TO DO: In the listing that follows, retype every line from the first through the one containing "plt.rcParams['font.family'] = ['Liberation". Pictures are to be left out.

++++++++++

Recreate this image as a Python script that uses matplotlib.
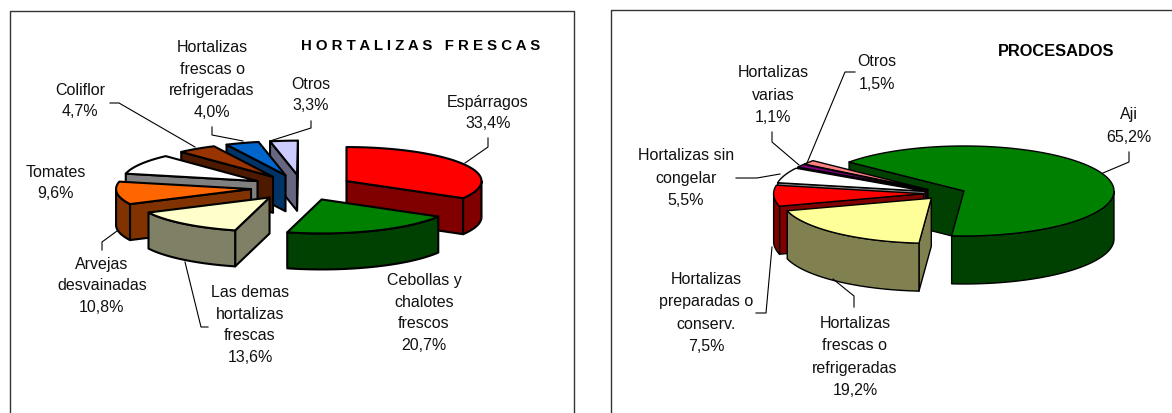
import numpy as np
import matplotlib
matplotlib.use('Agg')
import matplotlib.pyplot as plt
from matplotlib.patches import Polygon

plt.rcParams['font.family'] = ['Liberation Sans', 'DejaVu Sans']

# left chart
fresh_names = ['Espárragos', 'Cebollas y\nchalotes\nfrescos', 'Las demas\nhortalizas\nfrescas',
               'Arvejas\ndesvainadas', 'Tomates', 'Coliflor',
               'Hortalizas\nfrescas o\nrefrigeradas', 'Otros']
fresh_values = [33.4, 20.7, 13.6, 10.8, 9.6, 4.7, 4.0, 3.3]
fresh_top = ['#FF0000', '#008000', '#FFFFCC', '#FF6600', '#FFFFFF', '#993300', '#0066CC', '#CCCCFF']
fresh_side = ['#800000', '#004000', '#808066', '#803300', '#808080', '#4D1A00', '#003366', '#666680']
fresh_label_xy = [(488, 113), (424, 313), (250, 325), (102, 286), (56, 183), (80, 101), (212, 80), (311, 95)]
fresh_leaders = [[(488, 138), (488, 147), (465, 163)],
                 [(208, 327), (201, 327), (185, 262)],
                 [(102, 250), (102, 242), (117, 231)],
                 [(110, 103), (119, 103), (195, 147)],
                 [(212, 127), (212, 135), (243, 141)],
                 [(311, 121), (311, 128), (270, 141)]]

# right chart
proc_names = ['Aji', 'Hortalizas\nfrescas o\nrefrigeradas', 'Hortalizas\npreparadas o\nconserv.',
              'Hortalizas sin\ncongelar', 'Hortalizas\nvarias', 'Otros']
proc_values = [65.2, 19.2, 7.5, 5.5, 1.1, 1.5]
proc_top = ['#008000', '#FFFF99', '#FF0000', '#FFFFFF', '#800080', '#FF8080']
proc_side = ['#004000', '#808050', '#800000', '#808080', '#400040', '#804040']
proc_label_xy = [(1129, 126), (855, 357), (706, 313), (686, 178), (773, 95), (877, 73)]
proc_leaders = [[(1129, 152), (1129, 162), (1103, 173)],
                [(854, 307), (854, 296), (833, 279)],
                [(756, 313), (766, 313), (772, 247)],
                [(736, 178), (757, 178), (780, 174)],
                [(772, 132), (772, 142), (799, 165)],
                [(855, 72), (845, 72), (807, 163)]]


def pie3d(ax, values, top, side, cx, cy, rx, ry, depth, start, explode, lw):
    # every wedge is a prism: cut faces, then the outer wall, then the top
    angles = start - np.cumsum([0] + list(values)) * 3.6
    wedges = []
    for i in range(len(values)):
        a1, a2 = angles[i], angles[i + 1]
        mid = np.radians((a1 + a2) / 2)
        key = 2 if a1 - a2 > 180 else np.sin(mid)
        wedges.append((key, i, a1, a2, mid))
    wedges.sort(key=lambda w: -w[0])

    for key, i, a1, a2, mid in wedges:
        ax0 = cx + explode * rx * np.cos(mid)
        ay0 = cy - explode * ry * np.sin(mid)
        t = np.radians(np.linspace(a1, a2, 200))
        xs = ax0 + rx * np.cos(t)
        ys = ay0 - ry * np.sin(t)

        # back cut face goes first, front one is drawn after it
        for ang, normal in [(a1, a1 + 90), (a2, a2 - 90)]:
            if np.sin(np.radians(normal)) < 0:
                ex = ax0 + rx * np.cos(np.radians(ang))
                ey = ay0 - ry * np.sin(np.radians(ang))
                face = [(ax0, ay0), (ex, ey), (ex, ey + depth), (ax0, ay0 + depth)]
                ax.add_patch(Polygon(face, fc=side[i], ec='black', lw=lw, joinstyle='round'))

        front = np.sin(t) <= 0
        if front.sum() > 1:
            wall = list(zip(xs[front], ys[front])) + list(zip(xs[front][::-1], ys[front][::-1] + depth))
            ax.add_patch(Polygon(wall, fc=side[i], ec='black', lw=lw, joinstyle='round'))

        outline = [(ax0, ay0)] + list(zip(xs, ys))
        ax.add_patch(Polygon(outline, fc=top[i], ec='black', lw=lw, joinstyle='round'))


def put_labels(ax, names, values, positions, leaders, size, spacing):
    for leader in leaders:
        ax.plot([p[0] for p in leader], [p[1] for p in leader], color='black', lw=0.8)
    for name, val, pos in zip(names, values, positions):
        txt = name + '\n' + f'{val:.1f}'.replace('.', ',') + '%'
        ax.text(pos[0], pos[1], txt, ha='center', va='center', fontsize=size,
                linespacing=spacing, color='#111111')


fig = plt.figure(figsize=(11.72, 4.13), dpi=100)
ax = fig.add_axes([0, 0, 1, 1])
ax.set_xlim(0, 1172)
ax.set_ylim(413, 0)
ax.axis('off')

# frames, both are cut by the picture edge
ax.plot([9.5, 9.5, 574, 574], [413, 11, 11, 413], color='#333333', lw=1)
ax.plot([610.5, 610.5, 1172], [413, 10, 10], color='#333333', lw=1)

pie3d(ax, fresh_values, fresh_top, fresh_side, 302, 187.5, 135, 34, 36, 90, 0.38, 1.5)
pie3d(ax, proc_values, proc_top, proc_side, 944.6, 193.4, 150, 45, 48, 140, 0.14, 1.0)

put_labels(ax, fresh_names, fresh_values, fresh_label_xy, fresh_leaders, 11.5, 1.53)
put_labels(ax, proc_names, proc_values, proc_label_xy, proc_leaders, 11.5, 1.62)

ax.text(420.5, 46, 'H O R T A L I Z A S   F R E S C A S', ha='center', va='center',
        fontsize=10.8, fontweight='bold')
ax.text(1056, 52, 'PROCESADOS', ha='center', va='center', fontsize=11.8, fontweight='bold')

fig.savefig('out.png', dpi=100)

++++++++++

THE OUTPUT:
Recreate this image as a Python script that uses matplotlib.
import numpy as np
import matplotlib
matplotlib.use('Agg')
import matplotlib.pyplot as plt
from matplotlib.patches import Polygon

plt.rcParams['font.family'] = ['Liberation Sans', 'DejaVu Sans']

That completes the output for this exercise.